Por más que Leonor había manifestado a su prima el deseo de amar, se veía que gran parte de su orgullo estaba cifrado en la indiferencia con que trataba a los jóvenes más admirados por sus amigas. Así es que la idea de haber fijado su atención en uno que miraba como insignificante la disgustó consigo misma, e hizo formar el propósito de poner a prueba su voluntad para triunfar de lo que ella calificó de involuntaria debilidad.
El corazón de la mujer es aficionado especialmente a esta clase de pruebas, en las que encuentra un pasatiempo para disipar el hastío de la indiferencia. Leonor miró a Rivas desde ese instante como a un adversario, sin advertir que su propósito la obligaba a caer en la falta que acababa de reprocharse como una debilidad; es decir, a ocuparse de él. Martín, mientras ella formaba esa resolución, se retiró desesperado.
Como todo el que ama por primera vez, no trataba de combatir su pasión, sino que se complacía en las penas que ella despertaba en su alma.

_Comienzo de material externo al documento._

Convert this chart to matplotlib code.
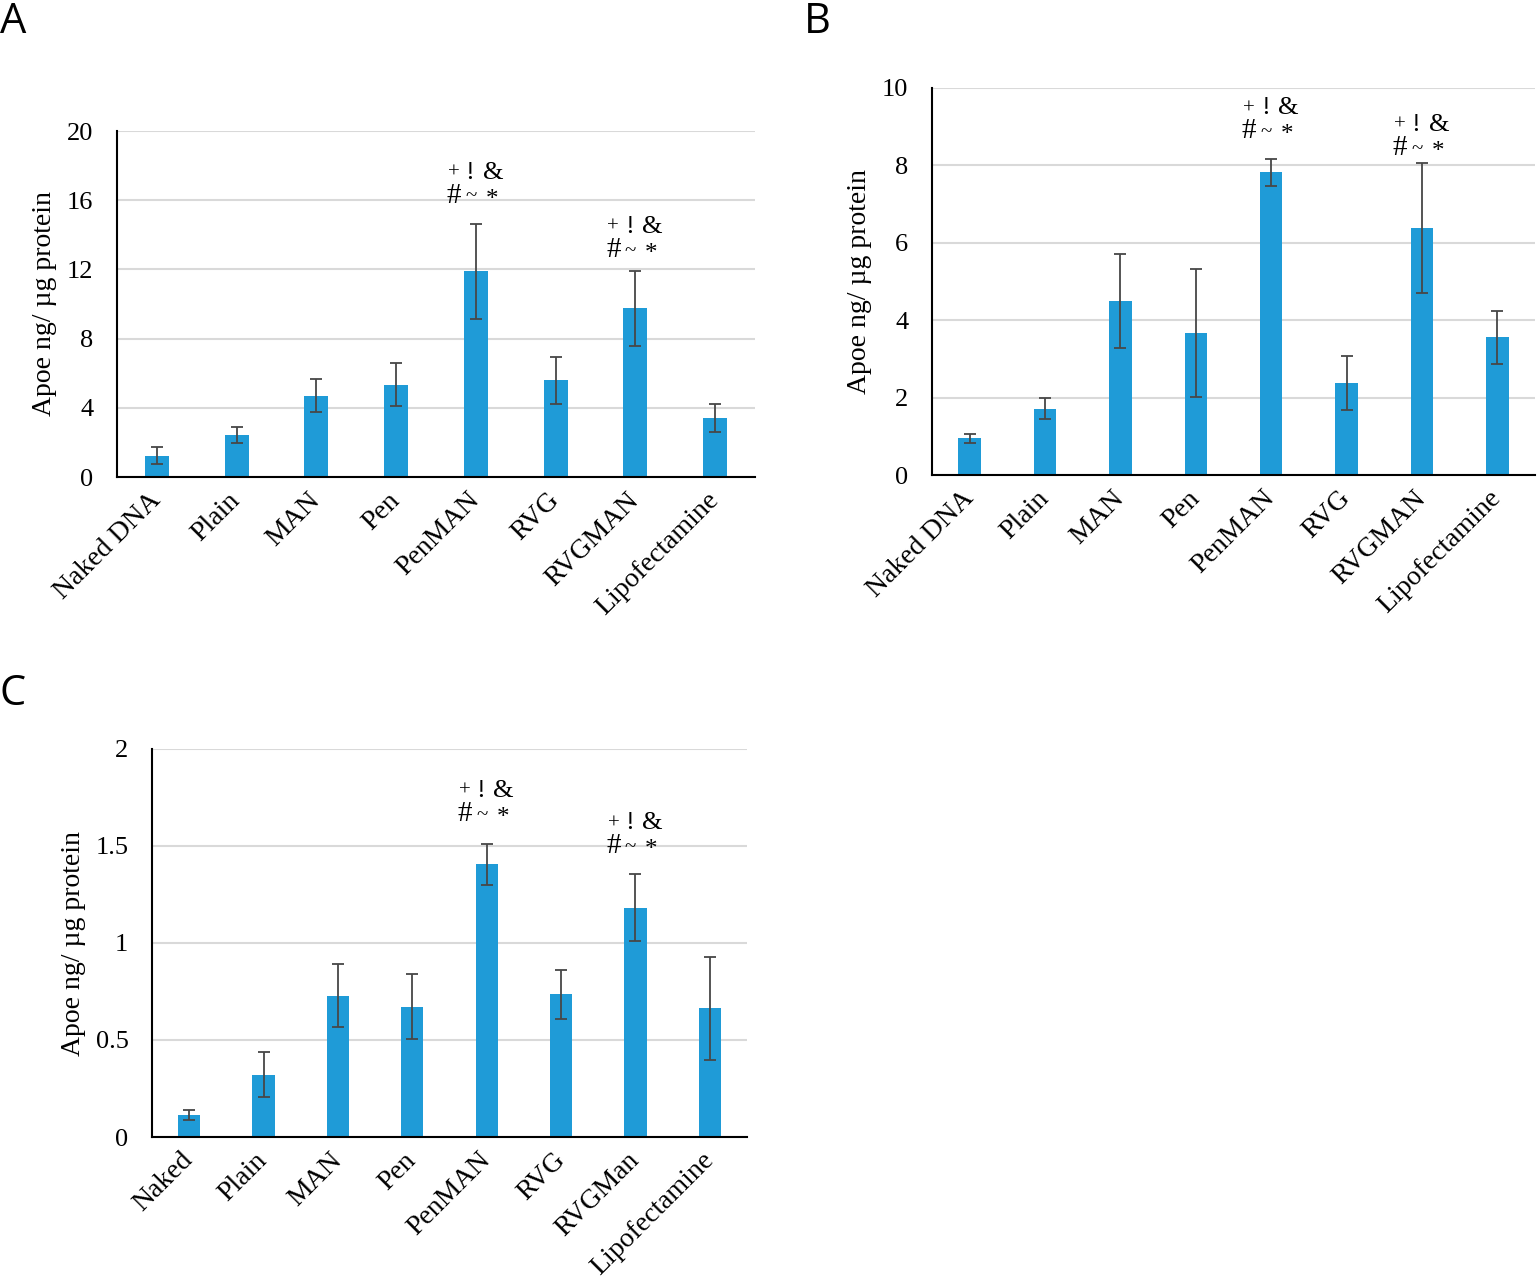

Hallábase bajo el imperio de la dolorosa poesía que encierran los primeros sufrimientos del corazón y saboreaba su tormento encontrando un placer desconocido en abultarse su magnitud. El amor, en estos casos, produce en el alma el vértigo que experimenta el que divisa el vacío bajo sus plantas desde una altura considerable.
Rivas divisó ese vacío de toda esperanza para su alma y la lanzó a estrellarse contra la imposibilidad de ser amado. Estas sensaciones le hicieron olvidar la cita que Rafael le había dado para el día siguiente, y sólo pensó en ella cuando su amigo le dijo al salir de clase: -No olvides que debes venir esta noche a casa.
-¿A dónde vas a llevarme? -preguntó él.
-No faltes y lo verás; quiero ensayar una curación. -¿Con quién? -Contigo; te veo con síntomas muy alarmantes.
-Creo que es inútil -dijo Martín con tristeza, estrechando la mano de San Luis, que se despedía. Este nada contestó, y a dos pasos de Rivas dio un suspiro que desmentía el contento con que acababa de hablar para infundir alegres esperanzas a su amigo.